- Stored records:
——
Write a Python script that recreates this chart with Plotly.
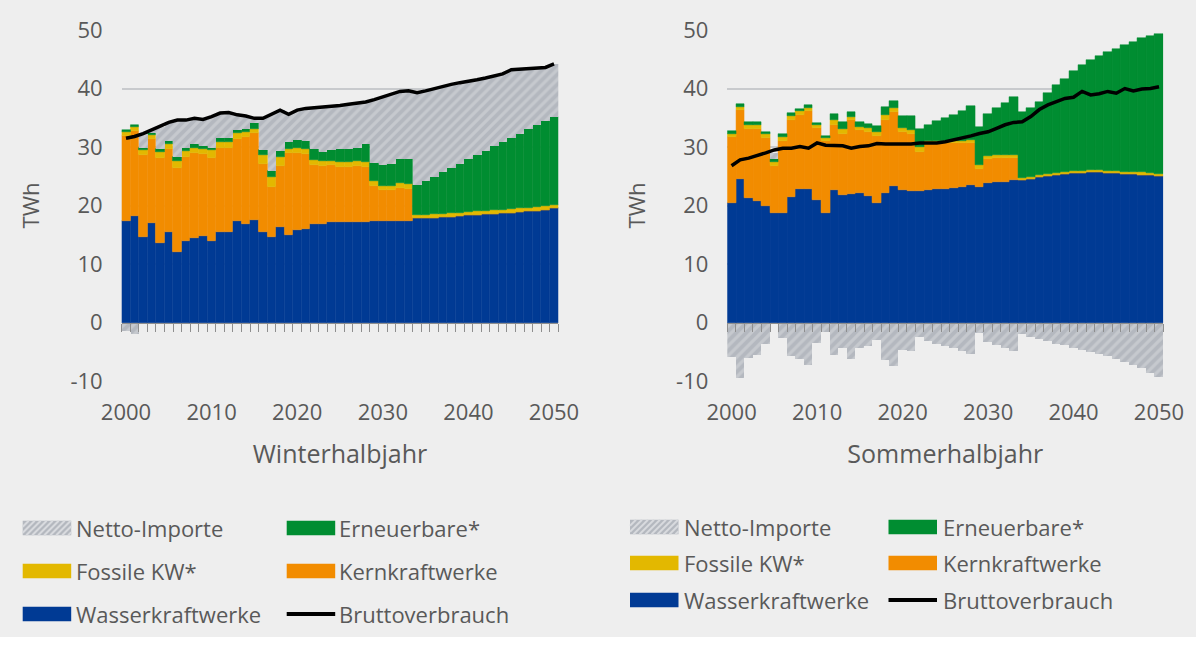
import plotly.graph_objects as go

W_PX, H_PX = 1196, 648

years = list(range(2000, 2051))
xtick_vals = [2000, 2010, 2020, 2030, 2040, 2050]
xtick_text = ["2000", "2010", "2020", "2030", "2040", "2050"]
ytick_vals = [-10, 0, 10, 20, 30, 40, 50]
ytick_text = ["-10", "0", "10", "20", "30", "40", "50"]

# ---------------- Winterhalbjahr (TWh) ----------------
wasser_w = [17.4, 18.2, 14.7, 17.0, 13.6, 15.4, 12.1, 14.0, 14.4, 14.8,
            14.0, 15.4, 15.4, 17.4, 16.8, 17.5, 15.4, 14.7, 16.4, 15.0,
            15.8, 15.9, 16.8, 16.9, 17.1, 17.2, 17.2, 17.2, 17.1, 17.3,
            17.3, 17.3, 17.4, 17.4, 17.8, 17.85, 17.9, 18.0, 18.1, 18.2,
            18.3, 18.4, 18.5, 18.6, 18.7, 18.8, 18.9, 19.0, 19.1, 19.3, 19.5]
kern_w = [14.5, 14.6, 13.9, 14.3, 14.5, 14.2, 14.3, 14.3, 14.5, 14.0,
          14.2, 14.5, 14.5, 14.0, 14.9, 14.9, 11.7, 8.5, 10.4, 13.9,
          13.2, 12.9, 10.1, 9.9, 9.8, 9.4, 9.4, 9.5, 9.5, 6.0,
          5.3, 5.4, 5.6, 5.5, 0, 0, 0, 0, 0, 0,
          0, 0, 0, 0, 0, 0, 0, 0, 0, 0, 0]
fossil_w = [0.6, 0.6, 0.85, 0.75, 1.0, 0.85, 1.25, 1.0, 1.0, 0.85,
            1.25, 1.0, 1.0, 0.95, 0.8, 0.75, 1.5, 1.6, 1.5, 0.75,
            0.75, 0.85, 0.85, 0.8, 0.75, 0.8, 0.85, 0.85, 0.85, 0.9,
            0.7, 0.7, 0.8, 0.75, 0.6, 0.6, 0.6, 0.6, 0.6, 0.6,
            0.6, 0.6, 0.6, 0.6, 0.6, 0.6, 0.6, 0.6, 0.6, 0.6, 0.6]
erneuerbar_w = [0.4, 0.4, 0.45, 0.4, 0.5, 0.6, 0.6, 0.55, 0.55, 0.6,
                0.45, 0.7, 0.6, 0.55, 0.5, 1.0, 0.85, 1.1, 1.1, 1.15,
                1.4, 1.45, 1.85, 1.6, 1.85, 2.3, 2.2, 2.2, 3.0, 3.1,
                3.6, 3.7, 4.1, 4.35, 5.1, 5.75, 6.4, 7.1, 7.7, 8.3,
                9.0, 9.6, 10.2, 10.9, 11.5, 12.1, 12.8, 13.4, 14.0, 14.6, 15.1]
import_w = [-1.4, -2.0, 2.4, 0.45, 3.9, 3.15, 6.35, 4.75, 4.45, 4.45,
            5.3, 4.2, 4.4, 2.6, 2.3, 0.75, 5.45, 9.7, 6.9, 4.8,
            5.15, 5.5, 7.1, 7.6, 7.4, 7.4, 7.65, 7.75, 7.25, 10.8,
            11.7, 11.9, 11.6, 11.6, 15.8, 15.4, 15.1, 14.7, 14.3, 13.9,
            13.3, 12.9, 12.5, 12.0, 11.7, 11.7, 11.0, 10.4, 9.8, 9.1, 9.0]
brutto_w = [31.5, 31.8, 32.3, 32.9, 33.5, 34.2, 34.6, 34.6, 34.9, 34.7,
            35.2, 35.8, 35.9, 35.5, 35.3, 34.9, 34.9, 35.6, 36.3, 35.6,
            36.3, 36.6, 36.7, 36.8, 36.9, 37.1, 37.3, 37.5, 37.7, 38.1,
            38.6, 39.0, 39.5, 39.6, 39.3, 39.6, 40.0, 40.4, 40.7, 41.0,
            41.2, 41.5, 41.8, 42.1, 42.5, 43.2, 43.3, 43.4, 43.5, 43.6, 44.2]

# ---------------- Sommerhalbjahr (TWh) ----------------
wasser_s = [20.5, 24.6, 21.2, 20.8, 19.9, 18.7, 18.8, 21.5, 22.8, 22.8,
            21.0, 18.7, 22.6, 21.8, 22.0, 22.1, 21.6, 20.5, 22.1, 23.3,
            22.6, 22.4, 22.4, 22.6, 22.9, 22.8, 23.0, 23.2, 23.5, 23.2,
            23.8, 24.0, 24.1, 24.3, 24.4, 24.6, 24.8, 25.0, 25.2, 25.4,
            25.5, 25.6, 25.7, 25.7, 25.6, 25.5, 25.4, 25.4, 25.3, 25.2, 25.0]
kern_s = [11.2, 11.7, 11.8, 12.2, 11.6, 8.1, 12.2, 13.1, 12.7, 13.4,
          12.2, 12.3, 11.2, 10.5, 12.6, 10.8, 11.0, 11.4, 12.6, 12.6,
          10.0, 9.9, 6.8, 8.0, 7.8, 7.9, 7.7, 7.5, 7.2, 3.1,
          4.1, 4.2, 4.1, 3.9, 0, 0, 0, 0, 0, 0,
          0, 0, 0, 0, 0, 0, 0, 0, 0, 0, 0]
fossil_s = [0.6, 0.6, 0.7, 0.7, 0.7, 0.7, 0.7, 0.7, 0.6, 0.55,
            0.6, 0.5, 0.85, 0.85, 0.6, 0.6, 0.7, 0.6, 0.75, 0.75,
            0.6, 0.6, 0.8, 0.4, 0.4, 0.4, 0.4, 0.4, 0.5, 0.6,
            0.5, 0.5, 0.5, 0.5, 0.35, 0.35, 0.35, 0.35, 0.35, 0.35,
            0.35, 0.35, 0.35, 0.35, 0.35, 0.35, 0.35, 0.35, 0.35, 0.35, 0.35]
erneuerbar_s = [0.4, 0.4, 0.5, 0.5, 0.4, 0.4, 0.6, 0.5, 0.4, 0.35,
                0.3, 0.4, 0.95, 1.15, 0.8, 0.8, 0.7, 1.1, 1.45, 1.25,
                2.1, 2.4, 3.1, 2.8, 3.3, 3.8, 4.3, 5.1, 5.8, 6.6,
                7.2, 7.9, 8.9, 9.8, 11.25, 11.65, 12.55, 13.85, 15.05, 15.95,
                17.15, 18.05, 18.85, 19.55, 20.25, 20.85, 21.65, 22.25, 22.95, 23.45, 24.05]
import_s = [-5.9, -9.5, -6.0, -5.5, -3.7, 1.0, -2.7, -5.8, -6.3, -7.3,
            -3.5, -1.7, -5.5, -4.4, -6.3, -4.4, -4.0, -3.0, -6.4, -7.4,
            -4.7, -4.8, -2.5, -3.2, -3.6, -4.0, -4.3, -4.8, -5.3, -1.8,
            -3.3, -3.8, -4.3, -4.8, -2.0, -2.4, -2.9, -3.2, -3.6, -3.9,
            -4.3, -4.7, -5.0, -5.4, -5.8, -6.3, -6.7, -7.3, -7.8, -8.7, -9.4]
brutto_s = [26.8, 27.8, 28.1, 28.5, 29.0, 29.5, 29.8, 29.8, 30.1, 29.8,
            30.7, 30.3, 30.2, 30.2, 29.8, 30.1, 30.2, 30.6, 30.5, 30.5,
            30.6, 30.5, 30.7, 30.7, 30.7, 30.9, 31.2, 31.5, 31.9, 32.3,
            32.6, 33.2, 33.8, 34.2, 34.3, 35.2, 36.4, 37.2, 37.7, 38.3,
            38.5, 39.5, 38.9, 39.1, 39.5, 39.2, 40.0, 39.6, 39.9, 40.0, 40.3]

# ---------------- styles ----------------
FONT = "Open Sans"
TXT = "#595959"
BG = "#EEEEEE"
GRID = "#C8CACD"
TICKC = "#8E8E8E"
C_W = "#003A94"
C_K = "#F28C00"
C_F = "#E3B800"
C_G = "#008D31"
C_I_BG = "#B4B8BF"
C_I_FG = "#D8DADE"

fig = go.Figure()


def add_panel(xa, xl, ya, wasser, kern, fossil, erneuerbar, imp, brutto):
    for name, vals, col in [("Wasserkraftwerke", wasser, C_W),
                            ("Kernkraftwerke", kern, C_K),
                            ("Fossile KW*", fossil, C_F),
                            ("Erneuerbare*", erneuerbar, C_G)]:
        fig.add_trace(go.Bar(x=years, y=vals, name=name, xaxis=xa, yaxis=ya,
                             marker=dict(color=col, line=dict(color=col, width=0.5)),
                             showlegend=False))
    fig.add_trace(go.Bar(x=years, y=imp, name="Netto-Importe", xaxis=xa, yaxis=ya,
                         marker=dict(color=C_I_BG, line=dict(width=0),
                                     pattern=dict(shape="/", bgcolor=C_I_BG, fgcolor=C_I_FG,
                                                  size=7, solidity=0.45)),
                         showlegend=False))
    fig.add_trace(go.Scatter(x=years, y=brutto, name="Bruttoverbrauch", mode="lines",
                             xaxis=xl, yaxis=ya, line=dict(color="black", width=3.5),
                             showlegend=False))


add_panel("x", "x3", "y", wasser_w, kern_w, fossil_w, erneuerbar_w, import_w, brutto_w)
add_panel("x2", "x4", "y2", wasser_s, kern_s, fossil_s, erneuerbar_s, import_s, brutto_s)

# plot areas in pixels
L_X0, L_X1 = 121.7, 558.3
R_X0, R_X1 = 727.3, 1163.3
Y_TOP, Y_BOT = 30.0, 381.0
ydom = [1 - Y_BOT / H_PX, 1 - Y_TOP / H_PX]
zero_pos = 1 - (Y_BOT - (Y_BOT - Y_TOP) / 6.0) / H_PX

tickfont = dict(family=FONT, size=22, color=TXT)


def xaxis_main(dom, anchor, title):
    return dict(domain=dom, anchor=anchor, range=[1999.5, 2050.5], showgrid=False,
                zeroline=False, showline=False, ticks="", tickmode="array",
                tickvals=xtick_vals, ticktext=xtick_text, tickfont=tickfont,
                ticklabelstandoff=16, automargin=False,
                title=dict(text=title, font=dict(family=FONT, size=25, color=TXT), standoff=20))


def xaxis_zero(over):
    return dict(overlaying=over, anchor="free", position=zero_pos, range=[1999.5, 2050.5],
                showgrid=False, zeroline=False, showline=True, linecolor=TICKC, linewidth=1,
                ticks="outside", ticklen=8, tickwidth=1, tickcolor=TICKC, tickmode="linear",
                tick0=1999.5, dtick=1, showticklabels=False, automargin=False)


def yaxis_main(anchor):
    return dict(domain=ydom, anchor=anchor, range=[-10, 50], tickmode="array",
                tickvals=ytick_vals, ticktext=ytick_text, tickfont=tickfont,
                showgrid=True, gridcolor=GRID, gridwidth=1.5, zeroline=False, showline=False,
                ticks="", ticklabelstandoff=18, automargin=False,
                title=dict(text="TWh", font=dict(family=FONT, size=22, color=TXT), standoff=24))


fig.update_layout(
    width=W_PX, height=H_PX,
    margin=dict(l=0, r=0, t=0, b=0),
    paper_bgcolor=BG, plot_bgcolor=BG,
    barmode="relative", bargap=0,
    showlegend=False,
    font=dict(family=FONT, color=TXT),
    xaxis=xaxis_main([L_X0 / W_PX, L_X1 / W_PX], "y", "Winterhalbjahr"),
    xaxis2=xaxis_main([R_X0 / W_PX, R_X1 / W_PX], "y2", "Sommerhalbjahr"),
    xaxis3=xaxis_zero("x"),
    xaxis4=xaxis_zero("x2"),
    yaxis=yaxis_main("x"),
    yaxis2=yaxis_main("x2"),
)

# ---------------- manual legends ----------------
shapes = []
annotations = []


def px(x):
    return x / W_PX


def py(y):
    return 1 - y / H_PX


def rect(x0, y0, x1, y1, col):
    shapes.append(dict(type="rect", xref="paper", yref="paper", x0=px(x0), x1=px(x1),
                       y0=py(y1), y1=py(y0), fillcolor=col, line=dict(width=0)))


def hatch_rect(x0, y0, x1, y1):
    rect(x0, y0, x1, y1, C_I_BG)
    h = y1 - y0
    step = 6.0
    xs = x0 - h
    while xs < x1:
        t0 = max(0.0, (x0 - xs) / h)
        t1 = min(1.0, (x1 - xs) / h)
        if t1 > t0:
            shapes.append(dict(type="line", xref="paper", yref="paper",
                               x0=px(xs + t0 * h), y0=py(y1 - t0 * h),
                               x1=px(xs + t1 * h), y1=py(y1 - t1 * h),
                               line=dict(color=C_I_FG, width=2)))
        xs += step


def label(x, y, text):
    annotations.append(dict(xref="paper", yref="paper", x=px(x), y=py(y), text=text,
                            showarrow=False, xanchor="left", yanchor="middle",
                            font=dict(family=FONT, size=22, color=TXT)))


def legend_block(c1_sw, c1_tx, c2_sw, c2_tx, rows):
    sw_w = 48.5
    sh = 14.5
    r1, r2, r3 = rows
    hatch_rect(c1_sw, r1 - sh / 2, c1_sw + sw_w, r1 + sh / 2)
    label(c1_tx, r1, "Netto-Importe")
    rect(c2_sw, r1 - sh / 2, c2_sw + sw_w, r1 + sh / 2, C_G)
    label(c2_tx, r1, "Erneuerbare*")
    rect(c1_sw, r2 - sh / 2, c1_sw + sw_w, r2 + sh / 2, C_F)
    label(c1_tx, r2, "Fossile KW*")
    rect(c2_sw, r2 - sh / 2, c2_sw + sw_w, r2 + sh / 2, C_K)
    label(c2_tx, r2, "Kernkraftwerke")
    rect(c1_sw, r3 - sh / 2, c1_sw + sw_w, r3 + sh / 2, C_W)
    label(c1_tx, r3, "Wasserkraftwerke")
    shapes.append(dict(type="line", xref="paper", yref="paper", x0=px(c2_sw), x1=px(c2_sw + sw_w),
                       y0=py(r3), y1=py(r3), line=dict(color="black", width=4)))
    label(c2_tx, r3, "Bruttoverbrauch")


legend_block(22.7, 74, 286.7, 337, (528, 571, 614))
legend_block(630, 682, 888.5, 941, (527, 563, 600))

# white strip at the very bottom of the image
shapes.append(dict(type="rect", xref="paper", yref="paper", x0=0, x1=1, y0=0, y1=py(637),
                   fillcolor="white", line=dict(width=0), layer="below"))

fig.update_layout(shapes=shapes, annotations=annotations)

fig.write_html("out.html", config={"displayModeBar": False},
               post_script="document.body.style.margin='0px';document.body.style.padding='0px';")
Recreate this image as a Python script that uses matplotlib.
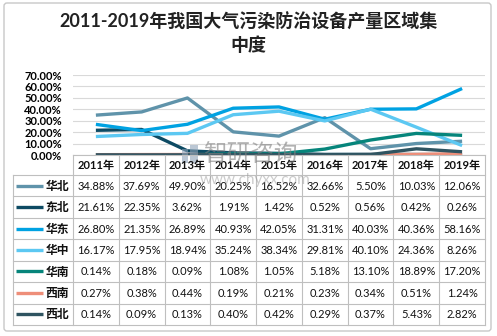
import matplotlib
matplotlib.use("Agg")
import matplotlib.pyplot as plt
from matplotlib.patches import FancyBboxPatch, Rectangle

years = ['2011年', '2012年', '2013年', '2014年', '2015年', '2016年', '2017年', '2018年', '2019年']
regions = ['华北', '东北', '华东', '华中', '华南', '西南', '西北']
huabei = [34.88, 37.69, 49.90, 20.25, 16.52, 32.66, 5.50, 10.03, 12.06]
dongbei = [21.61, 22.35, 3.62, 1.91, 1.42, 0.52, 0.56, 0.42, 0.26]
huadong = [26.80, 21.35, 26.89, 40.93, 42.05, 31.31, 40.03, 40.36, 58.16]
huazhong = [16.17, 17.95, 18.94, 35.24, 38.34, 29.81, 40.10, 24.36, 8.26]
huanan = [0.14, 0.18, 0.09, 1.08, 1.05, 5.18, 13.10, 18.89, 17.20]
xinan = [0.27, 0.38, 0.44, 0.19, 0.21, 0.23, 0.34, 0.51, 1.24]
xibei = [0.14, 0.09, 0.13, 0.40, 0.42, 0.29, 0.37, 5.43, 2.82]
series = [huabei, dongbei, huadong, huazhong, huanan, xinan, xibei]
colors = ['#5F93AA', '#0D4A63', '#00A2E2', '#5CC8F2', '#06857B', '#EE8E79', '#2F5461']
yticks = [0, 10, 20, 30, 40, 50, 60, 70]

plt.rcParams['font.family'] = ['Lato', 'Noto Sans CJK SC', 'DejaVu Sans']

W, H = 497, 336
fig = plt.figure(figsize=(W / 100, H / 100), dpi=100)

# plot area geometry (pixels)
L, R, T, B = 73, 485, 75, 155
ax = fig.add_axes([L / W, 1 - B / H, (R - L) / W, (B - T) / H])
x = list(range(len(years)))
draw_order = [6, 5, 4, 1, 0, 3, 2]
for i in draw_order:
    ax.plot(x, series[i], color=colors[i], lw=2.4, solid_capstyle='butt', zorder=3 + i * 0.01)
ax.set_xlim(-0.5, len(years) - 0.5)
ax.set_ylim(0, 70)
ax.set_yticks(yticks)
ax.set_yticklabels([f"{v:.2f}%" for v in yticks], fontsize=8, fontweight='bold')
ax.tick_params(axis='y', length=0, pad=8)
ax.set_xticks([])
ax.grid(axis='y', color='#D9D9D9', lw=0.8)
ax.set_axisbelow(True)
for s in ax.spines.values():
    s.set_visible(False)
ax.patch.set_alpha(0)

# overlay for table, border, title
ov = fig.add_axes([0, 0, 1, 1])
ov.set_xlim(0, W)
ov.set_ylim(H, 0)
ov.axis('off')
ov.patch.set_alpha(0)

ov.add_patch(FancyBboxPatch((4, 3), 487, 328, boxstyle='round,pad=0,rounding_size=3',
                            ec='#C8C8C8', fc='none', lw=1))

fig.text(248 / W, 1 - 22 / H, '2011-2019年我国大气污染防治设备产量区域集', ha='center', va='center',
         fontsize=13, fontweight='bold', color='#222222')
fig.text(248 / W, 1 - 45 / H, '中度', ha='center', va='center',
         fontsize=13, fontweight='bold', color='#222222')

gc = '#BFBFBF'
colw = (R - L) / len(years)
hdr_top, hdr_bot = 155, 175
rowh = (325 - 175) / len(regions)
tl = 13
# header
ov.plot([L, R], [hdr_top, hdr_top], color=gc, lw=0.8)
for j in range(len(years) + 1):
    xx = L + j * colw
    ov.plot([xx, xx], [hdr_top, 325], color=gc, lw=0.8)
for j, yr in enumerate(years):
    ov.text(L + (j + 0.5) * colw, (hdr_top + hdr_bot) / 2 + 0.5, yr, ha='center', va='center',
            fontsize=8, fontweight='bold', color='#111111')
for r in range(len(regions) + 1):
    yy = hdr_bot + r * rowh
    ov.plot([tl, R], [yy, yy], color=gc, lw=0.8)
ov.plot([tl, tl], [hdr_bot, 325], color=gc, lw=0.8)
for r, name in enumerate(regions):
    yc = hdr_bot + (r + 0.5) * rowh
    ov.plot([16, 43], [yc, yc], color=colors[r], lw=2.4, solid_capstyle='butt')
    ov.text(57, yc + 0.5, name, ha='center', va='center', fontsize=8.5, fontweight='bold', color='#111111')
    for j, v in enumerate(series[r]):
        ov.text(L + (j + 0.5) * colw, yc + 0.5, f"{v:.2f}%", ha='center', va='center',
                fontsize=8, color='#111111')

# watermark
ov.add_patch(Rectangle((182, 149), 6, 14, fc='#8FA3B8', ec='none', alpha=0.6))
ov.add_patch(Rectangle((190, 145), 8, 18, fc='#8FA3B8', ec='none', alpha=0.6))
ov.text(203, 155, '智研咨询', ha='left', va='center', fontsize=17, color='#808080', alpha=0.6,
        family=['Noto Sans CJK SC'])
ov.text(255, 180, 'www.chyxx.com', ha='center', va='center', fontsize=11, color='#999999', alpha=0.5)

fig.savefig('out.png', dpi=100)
——
- Request:
From the listing above, repeat only the lines between the line containing "Recreate this image" and the line containing "from matplotlib.patches import", those two included. Pictures are not part of the copy.

- Expected output:
Recreate this image as a Python script that uses matplotlib.
import matplotlib
matplotlib.use("Agg")
import matplotlib.pyplot as plt
from matplotlib.patches import FancyBboxPatch, Rectangle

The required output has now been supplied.